Los pasos que se han dado hasta ahora han sido infructuosos. Cada madrugada nos sorprende con nuevas noticias, aunque dichas noticias no presenten novedades reseñables. Las contundentes fotografías con que me despierto cada mañana constituyen un homenaje a la destrucción y a la miseria ética y moral que enarbola el líder y dirigente ruso Putin, un líder que, me atrevo a decirlo, no tiene nada que agradecer a los dioses que le han permitido llegar hasta aquí, dada su insuperable maldad. Sin embargo, me cuesta demasiado esfuerzo encontrar una explicación a lo que está ocurriendo. ¿Qué tesoro busca Putin? ¿No sería mucho más razonable que trabajara a favor de la concordia con sus vecinos, que en contra de los vínculos siempre saludables de la vecindad? Lo que parecía una mera pelea de gallos, o una disquisición de gatos enfurecidos, se ha convertido en un conflicto armado en el que mueren civiles y soldados a tutiplén. Cada mañana los diarios nos entristecen con fotografías y cifras de fallecidos que atemorizan y asustan incluso a quienes contemplamos la barbarie desde aquí.

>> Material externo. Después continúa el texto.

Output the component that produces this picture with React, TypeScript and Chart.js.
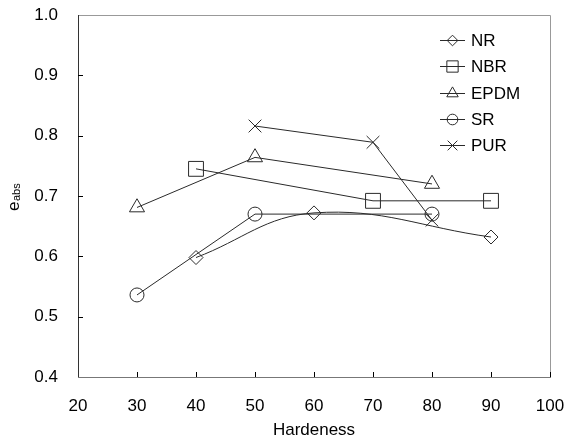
import React, { useEffect, useRef } from "react";
import { Chart, registerables } from "chart.js";

Chart.register(...registerables);

const seriesNames = ["NR", "NBR", "EPDM", "SR", "PUR"];
const nrX = [40, 60, 90];
const nrY = [0.598, 0.672, 0.632];
const nbrX = [40, 70, 90];
const nbrY = [0.745, 0.692, 0.692];
const epdmX = [30, 50, 80];
const epdmY = [0.681, 0.764, 0.72];
const srX = [30, 50, 80];
const srY = [0.536, 0.67, 0.67];
const purX = [50, 70, 80];
const purY = [0.816, 0.789, 0.66];

const xTicks = [20, 30, 40, 50, 60, 70, 80, 90, 100];
const yTicks = [0.4, 0.5, 0.6, 0.7, 0.8, 0.9, 1.0];

const FONT = '"Liberation Sans", Arial, sans-serif';
const LINE = "#2a2a2a";

const pts = (xs: number[], ys: number[]) => xs.map((x, i) => ({ x, y: ys[i] }));

const styles: { ps: string; r: number }[] = [
  { ps: "rectRot", r: 7 },
  { ps: "rect", r: 10.5 },
  { ps: "triangle", r: 8.7 },
  { ps: "circle", r: 7 },
  { ps: "crossRot", r: 9 },
];

function drawMarker(ctx: CanvasRenderingContext2D, ps: string, r: number, x: number, y: number) {
  const Q = Math.PI / 4;
  ctx.beginPath();
  if (ps === "rectRot") {
    ctx.moveTo(x - r, y);
    ctx.lineTo(x, y - r);
    ctx.lineTo(x + r, y);
    ctx.lineTo(x, y + r);
    ctx.closePath();
  } else if (ps === "rect") {
    const s = Math.SQRT1_2 * r;
    ctx.rect(x - s, y - s, 2 * s, 2 * s);
  } else if (ps === "triangle") {
    let rad = 0;
    ctx.moveTo(x + Math.sin(rad) * r, y - Math.cos(rad) * r);
    rad += (2 * Math.PI) / 3;
    ctx.lineTo(x + Math.sin(rad) * r, y - Math.cos(rad) * r);
    rad += (2 * Math.PI) / 3;
    ctx.lineTo(x + Math.sin(rad) * r, y - Math.cos(rad) * r);
    ctx.closePath();
  } else if (ps === "circle") {
    ctx.arc(x, y, r, 0, Math.PI * 2);
  } else if (ps === "crossRot") {
    const o = Math.cos(Q) * r;
    ctx.moveTo(x - o, y - o);
    ctx.lineTo(x + o, y + o);
    ctx.moveTo(x + o, y - o);
    ctx.lineTo(x - o, y + o);
  }
  ctx.stroke();
}

const overlay = {
  id: "overlay",
  afterDraw(chart: any) {
    const ctx = chart.ctx as CanvasRenderingContext2D;
    const { left, right, top, bottom } = chart.chartArea;
    const xs = chart.scales.x;
    const ys = chart.scales.y;
    ctx.save();
    ctx.lineWidth = 1;
    ctx.strokeStyle = "#999";
    ctx.beginPath();
    ctx.moveTo(left, top + 0.5);
    ctx.lineTo(right + 0.5, top + 0.5);
    ctx.lineTo(right + 0.5, bottom);
    ctx.stroke();
    ctx.strokeStyle = "#333";
    ctx.beginPath();
    ctx.moveTo(left + 0.5, top);
    ctx.lineTo(left + 0.5, bottom);
    ctx.stroke();
    ctx.strokeStyle = "#777";
    ctx.beginPath();
    ctx.moveTo(left, bottom + 0.5);
    ctx.lineTo(right + 1, bottom + 0.5);
    ctx.stroke();
    ctx.strokeStyle = "#000";
    ctx.beginPath();
    xTicks.forEach((v) => {
      if (v === xTicks[0]) return;
      const px = Math.round(xs.getPixelForValue(v)) + 0.5;
      ctx.moveTo(px, bottom);
      ctx.lineTo(px, bottom - 5);
    });
    yTicks.forEach((v) => {
      if (v === yTicks[0] || v === yTicks[yTicks.length - 1]) return;
      const py = Math.round(ys.getPixelForValue(v)) + 0.5;
      ctx.moveTo(left, py);
      ctx.lineTo(left + 5, py);
    });
    ctx.stroke();
    seriesNames.forEach((name, i) => {
      const y = Math.round(40 + i * 26.3) + 0.5;
      ctx.strokeStyle = LINE;
      ctx.lineWidth = 1;
      ctx.beginPath();
      ctx.moveTo(440, y);
      ctx.lineTo(465, y);
      ctx.stroke();
      drawMarker(ctx, styles[i].ps, styles[i].r * 0.76, 452.5, y);
      ctx.fillStyle = "#000";
      ctx.font = `17px ${FONT}`;
      ctx.textAlign = "left";
      ctx.textBaseline = "middle";
      ctx.fillText(name, 471, y + 0.5);
    });
    ctx.save();
    ctx.translate(18.5, 211);
    ctx.rotate(-Math.PI / 2);
    ctx.fillStyle = "#000";
    ctx.textAlign = "left";
    ctx.textBaseline = "alphabetic";
    ctx.font = `17px ${FONT}`;
    ctx.fillText("e", 0, 0);
    const w = ctx.measureText("e").width;
    ctx.font = `11px ${FONT}`;
    ctx.fillText("abs", w + 0.5, 1.5);
    ctx.restore();
    ctx.restore();
  },
};

export default function App() {
  const ref = useRef<HTMLCanvasElement | null>(null);
  useEffect(() => {
    document.body.style.margin = "0";
    const data = [pts(nrX, nrY), pts(nbrX, nbrY), pts(epdmX, epdmY), pts(srX, srY), pts(purX, purY)];
    const zeroPad = (s: any) => {
      s.paddingLeft = 0;
      s.paddingRight = 0;
      s.paddingTop = 0;
      s.paddingBottom = 0;
    };
    const chart = new Chart(ref.current as HTMLCanvasElement, {
      type: "line",
      data: {
        datasets: seriesNames.map((name, i) => ({
          label: name,
          data: data[i],
          borderColor: LINE,
          borderWidth: 1,
          backgroundColor: "rgba(0,0,0,0)",
          pointStyle: styles[i].ps as any,
          pointRadius: styles[i].r,
          pointHoverRadius: styles[i].r,
          pointBorderColor: LINE,
          pointBorderWidth: 1,
          pointBackgroundColor: "rgba(0,0,0,0)",
          tension: i === 0 ? 0.4 : 0,
          fill: false,
        })),
      },
      plugins: [overlay],
      options: {
        animation: false,
        responsive: true,
        maintainAspectRatio: false,
        layout: { padding: { top: 15, right: 17, left: 0, bottom: 0 } },
        plugins: {
          legend: { display: false },
          tooltip: { enabled: false },
        },
        scales: {
          x: {
            type: "linear",
            min: 20,
            max: 100,
            border: { display: false },
            grid: { display: false, drawTicks: false },
            ticks: {
              stepSize: 10,
              padding: 19,
              color: "#000",
              font: { family: FONT, size: 17 },
              maxRotation: 0,
            },
            title: {
              display: true,
              text: "Hardeness",
              color: "#000",
              font: { family: FONT, size: 17 },
              padding: { top: 0, bottom: -2 },
            },
            afterFit: (s: any) => {
              s.height = 62;
              zeroPad(s);
            },
          },
          y: {
            type: "linear",
            min: 0.4,
            max: 1.0,
            border: { display: false },
            grid: { display: false, drawTicks: false },
            ticks: {
              stepSize: 0.1,
              padding: 20,
              color: "#000",
              font: { family: FONT, size: 17 },
              callback: (v: any) => Number(v).toFixed(1),
            },
            afterFit: (s: any) => {
              s.width = 78;
              zeroPad(s);
            },
          },
        },
      },
    });
    return () => chart.destroy();
  }, []);
  return (
    <div style={{ position: "absolute", left: 0, top: 0, width: 567, height: 439 }}>
      <canvas ref={ref} />
    </div>
  );
}
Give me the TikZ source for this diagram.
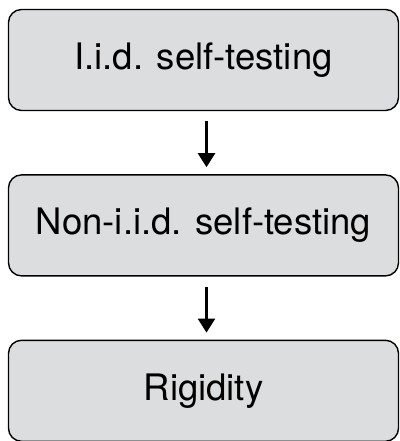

Mueren soldados en cantidades incontables, a la vez que se tergiversan los datos y se oculta la realidad, principalmente porque Putin ha planeado la guerra a sabiendas de que es él, casi, el único culpable. La “culpabilidad” de quienes se oponen a Putin no pasa de ser testimonial, es decir, sólo achacable a la posible aplicación del dicho popular “dos no riñen si uno no quiere”. Pero Putin quiere la guerra y la potencia y, con toda seguridad, no le bastaría con una rendición de Ucrania. A Rusia no le bastan las negociaciones dirigidas por la buena voluntad. Ucrania, por su parte, defiende su dignidad a sabiendas de que los ucranianos están muy orgullosos de serlo, y de que la Historia (así escrita, con mayúsculas) no tiene ningún derecho a postergarlos por más que un Presidente, con tanta falta de dignidad y ética, enarboles su prepotencia guerrera. Mueren los soldados, y las mujeres, y los niños, y los ancianos... Su patriotismo no les es suficiente porque un sátrapa, muy poco dotado humanamente, ha mandado “matar”, y cada noche cuenta las víctimas del día alegrándose cuando el número de tales es superior al del día anterior. Los niños no sonríen: sus caras muestran siempre una duda y una pregunta agazapada: “¿por qué?”. Los viejos, que pensaban en acabar sus vidas allí, apaciblemente, en el lugar en que habían nacido, vivido y soñado, se ocultan en sus casas maldiciendo a Putin por su delirio incontrolado... Los jóvenes, más o menos audaces, saben que la guerra está ahí, y que tienen que hacerse cargo del futuro, aunque Putin se lo haya cubierto con un gran manto negro.
Nada más. Yo quería haber escrito desde la esperanza, como acontecen los amaneceres, pero la realidad me ha llevado a la más pura negritud, a la exasperación de los que no llegan a atisbar ninguna luz en el oscuro horizonte. Trabajaré para que todo cambie. Poco más puedo decir, salvo que Putin no merece disfrutar de la vida que todos nosotros, gentes pacíficas, disfrutamos.